• INFORMATION GIVEN:

★ ★ ★ ★

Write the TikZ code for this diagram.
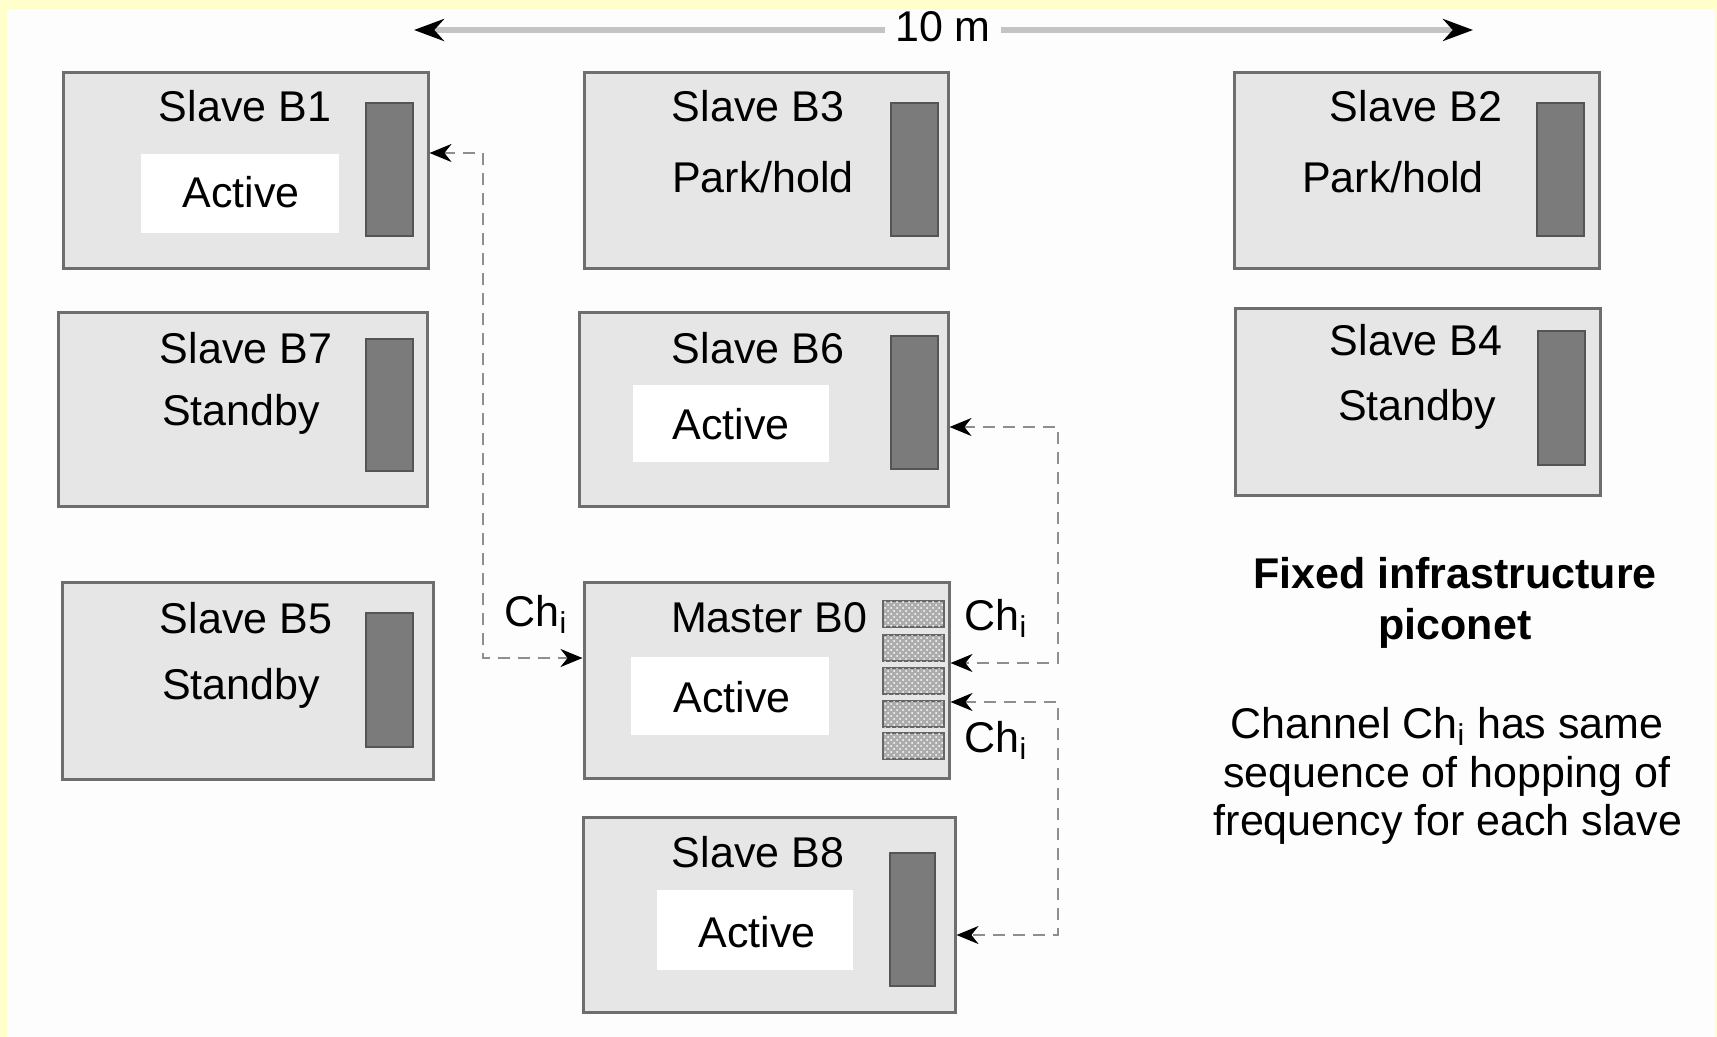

★ ★ ★ ★

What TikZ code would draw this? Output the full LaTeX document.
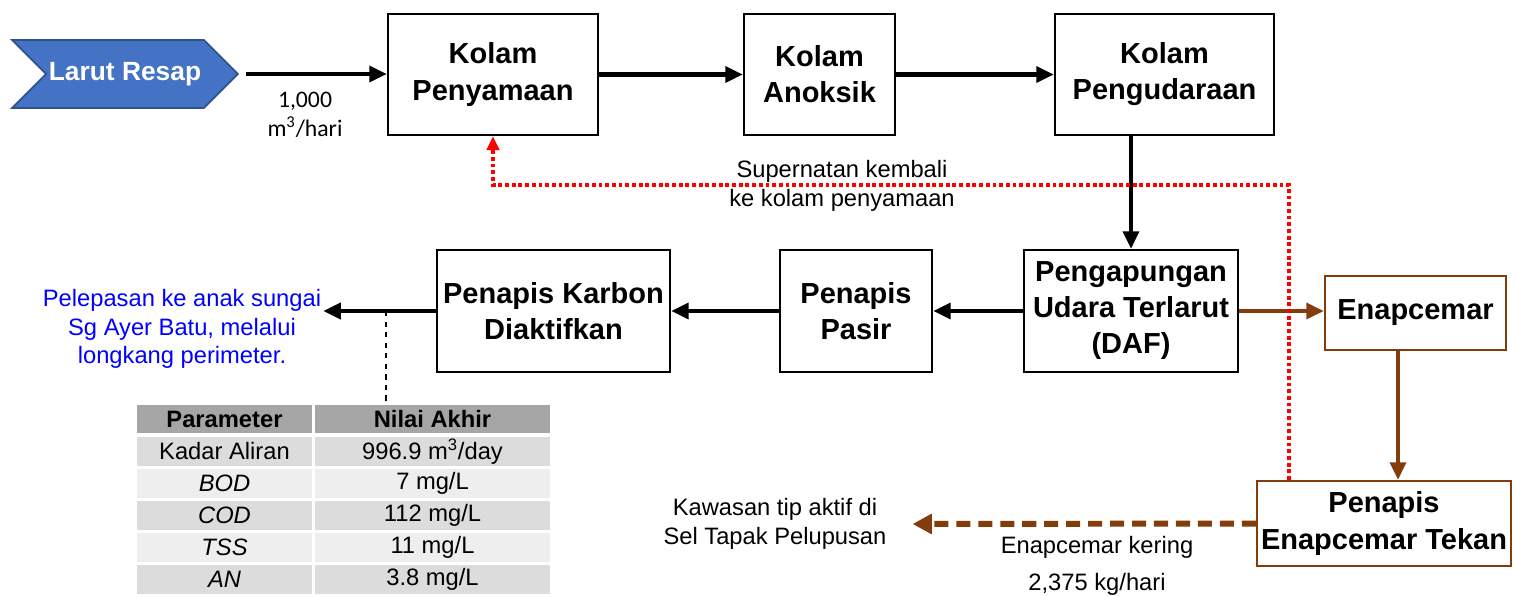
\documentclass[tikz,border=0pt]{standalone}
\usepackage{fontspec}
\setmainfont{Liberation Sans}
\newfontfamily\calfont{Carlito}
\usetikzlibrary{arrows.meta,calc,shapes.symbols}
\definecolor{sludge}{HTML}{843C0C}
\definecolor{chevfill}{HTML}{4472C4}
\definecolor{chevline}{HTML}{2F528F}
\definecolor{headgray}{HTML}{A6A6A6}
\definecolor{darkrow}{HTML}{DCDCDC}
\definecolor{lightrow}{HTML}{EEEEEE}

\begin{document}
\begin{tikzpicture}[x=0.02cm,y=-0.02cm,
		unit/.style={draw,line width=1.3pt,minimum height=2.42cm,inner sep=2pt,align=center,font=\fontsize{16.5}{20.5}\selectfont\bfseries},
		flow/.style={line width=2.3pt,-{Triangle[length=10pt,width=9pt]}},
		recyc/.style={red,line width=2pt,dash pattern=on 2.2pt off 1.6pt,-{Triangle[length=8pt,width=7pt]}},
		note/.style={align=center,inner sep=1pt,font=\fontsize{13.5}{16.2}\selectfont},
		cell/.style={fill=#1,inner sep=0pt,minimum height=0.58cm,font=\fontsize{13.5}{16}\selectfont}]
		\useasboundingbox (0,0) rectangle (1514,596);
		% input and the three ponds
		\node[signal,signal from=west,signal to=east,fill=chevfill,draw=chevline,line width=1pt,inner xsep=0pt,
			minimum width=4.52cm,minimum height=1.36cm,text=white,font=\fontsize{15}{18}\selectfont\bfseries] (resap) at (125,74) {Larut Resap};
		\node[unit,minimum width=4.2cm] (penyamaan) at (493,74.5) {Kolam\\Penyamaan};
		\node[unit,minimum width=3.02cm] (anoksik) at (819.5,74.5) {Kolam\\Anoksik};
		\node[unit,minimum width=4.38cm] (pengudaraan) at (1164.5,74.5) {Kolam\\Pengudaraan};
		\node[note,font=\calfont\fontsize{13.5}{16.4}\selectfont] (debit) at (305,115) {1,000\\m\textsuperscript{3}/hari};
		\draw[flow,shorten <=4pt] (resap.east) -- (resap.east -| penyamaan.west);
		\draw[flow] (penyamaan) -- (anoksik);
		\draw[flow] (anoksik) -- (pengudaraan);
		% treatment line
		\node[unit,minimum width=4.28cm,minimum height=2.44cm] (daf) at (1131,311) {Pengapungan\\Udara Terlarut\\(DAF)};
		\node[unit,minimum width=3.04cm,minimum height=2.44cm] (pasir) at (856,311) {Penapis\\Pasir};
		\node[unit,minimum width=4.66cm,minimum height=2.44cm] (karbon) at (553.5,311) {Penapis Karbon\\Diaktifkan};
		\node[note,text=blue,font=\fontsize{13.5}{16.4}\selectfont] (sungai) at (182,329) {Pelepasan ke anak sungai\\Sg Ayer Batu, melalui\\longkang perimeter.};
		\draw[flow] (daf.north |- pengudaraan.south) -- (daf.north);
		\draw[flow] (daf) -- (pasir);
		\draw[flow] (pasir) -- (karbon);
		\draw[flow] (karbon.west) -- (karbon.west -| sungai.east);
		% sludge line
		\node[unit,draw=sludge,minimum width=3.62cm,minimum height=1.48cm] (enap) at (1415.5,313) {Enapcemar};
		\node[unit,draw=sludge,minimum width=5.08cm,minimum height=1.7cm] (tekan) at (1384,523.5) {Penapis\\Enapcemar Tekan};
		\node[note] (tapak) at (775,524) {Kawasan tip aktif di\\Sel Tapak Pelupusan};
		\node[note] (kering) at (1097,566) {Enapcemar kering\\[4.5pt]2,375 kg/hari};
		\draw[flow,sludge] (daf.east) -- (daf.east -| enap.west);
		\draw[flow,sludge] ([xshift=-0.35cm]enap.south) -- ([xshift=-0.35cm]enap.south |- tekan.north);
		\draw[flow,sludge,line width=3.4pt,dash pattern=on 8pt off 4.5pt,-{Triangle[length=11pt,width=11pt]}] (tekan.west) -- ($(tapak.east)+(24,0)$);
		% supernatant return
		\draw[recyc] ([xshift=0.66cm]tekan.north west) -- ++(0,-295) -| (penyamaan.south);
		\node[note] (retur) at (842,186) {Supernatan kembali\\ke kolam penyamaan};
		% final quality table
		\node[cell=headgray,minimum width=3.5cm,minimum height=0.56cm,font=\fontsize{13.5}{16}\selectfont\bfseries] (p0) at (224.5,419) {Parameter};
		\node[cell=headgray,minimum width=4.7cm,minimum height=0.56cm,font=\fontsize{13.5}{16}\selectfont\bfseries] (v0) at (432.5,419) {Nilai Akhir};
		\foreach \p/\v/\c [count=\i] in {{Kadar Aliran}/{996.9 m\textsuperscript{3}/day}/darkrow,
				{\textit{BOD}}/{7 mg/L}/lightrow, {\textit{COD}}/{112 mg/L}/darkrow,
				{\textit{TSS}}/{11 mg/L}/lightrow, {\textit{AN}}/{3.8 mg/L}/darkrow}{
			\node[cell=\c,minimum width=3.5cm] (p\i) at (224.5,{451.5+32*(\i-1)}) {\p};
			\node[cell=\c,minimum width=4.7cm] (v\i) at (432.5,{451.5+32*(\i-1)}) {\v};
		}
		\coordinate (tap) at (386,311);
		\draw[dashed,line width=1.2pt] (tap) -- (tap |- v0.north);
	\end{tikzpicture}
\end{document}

★ ★ ★ ★

• YOUR TASK:
Collect the lines of the records that include the string "this".

• REPLY:
Write the TikZ code for this diagram.
What TikZ code would draw this? Output the full LaTeX document.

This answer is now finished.